Tuesday, September 14, 2010

Recent beer discoveries

Just a quick list with some thoughts...

Shooting Creek Farm Brewery — Brown, Red, Bitter, Amber
These guys just made it up to Richmond from the far corner of southwest Virginia. The beers are all unfiltered and hand-bottled at this point, and the craft shows in good and bad ways. There are some characteristics reminiscent of homebrew, and while the use of rye in the red and other alternative grains produces some interesting flavor profiles, only the brown really stood out to me. It had a nice, dry hoppiness and seemed a little more finished than the others. All in all, though, they've got a good start, and it will be interesting to see how they evolve.

Oerbier from De Dolle Brouwers, Belgium
Apparently, this beer is produced in 5 gallon batches and blended and aged. The result is a crazy complexity of flavor with oak, funk, caramel, malt, low bitterness, sour, like nine beers combined into one explosion of flavor. It was a random find at Kybecca, a small store with a fascinating selection in Fredericksburg, and I may have to seek out another bottle or two and see what some additional age does to the flavor profile.

Dieu du Ciel Rosée d'Hibiscus
Wheat beer brewed with hibiscus from a tiny brewery in Quebec. It is a beer for committed wine drinkers — delicate and dry like a perfect rosé.

Ommegang Zuur
A sour brown ale brewed with cherries. My beer guru An says this one is a little young. I'd have to agree. Nice sour notes, and a solid cherry presence — think cider, not maraschino. It made a nice afternoon quaff for my dad's birthday, but could really evolve with a little more time in the bottle.

When I get a chance, I'll do a rundown of some of this year's Octoberfests.

Friday, September 03, 2010

Things I've learned

I was pondering a post this morning and realized that the past year had brought an awful lot of lessons along the way. What follows is an utterly un-premeditated list of things I've finally begun to understand in the past year.

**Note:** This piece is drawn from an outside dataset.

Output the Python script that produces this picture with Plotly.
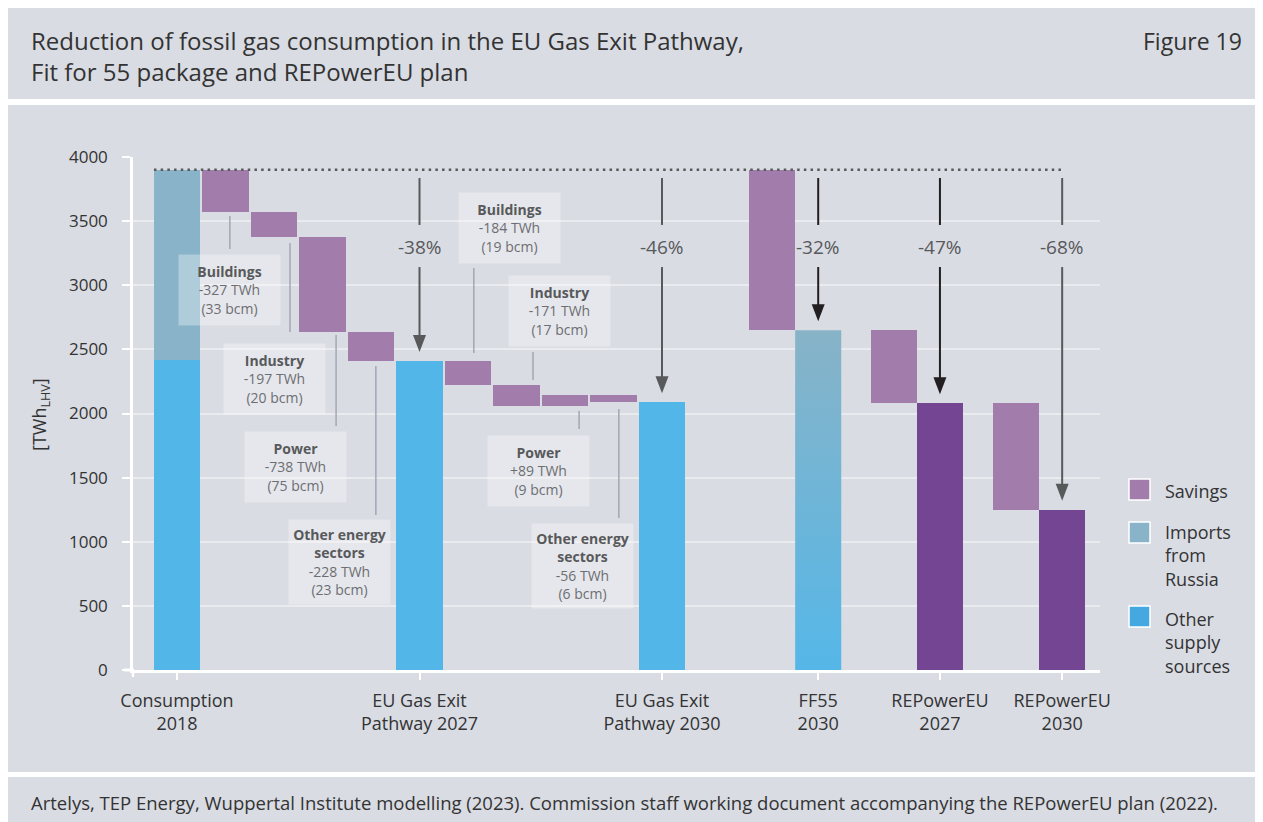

  • When sauteing or grilling, leave fish or meat on a higher heat than you think for a little longer than you think. The trick is to get a good crust on the outside without burning. Very handy skill...
  • Brewing has a lot more to do with equipment and process than inspiration. The 90/10 rule for writing and design also applies here.
  • Listen to your kid and enjoy every day. They grow up quickly.
  • Say thank you and do small, nice things for people close to you.
  • Make time for yourself and those you love.
  • Let go. If it's bothering you and you can't do anything about it or change what is bother you, find a way to let it go.
  • Don't wait to transplant tomatoes or black raspberries. The plants will falter, especially in a bad growing year.
  • Tomato sauce is easier to make than you think.
  • Big California-style reds get boring after a while. The same is true of the hyper-experimental trend in craft beer. A classic done well or given a new twist is better than something that beats you over the head with its idiosyncrasies.
  • I'd rather cook than pay for a mediocre meal at a restaurant.
  • It is easy to forget to slow down. And easy to forget that kids (and adults!) need some time just to hang out.
  • Sharpen your knives regularly. They will perform better and your food will be better.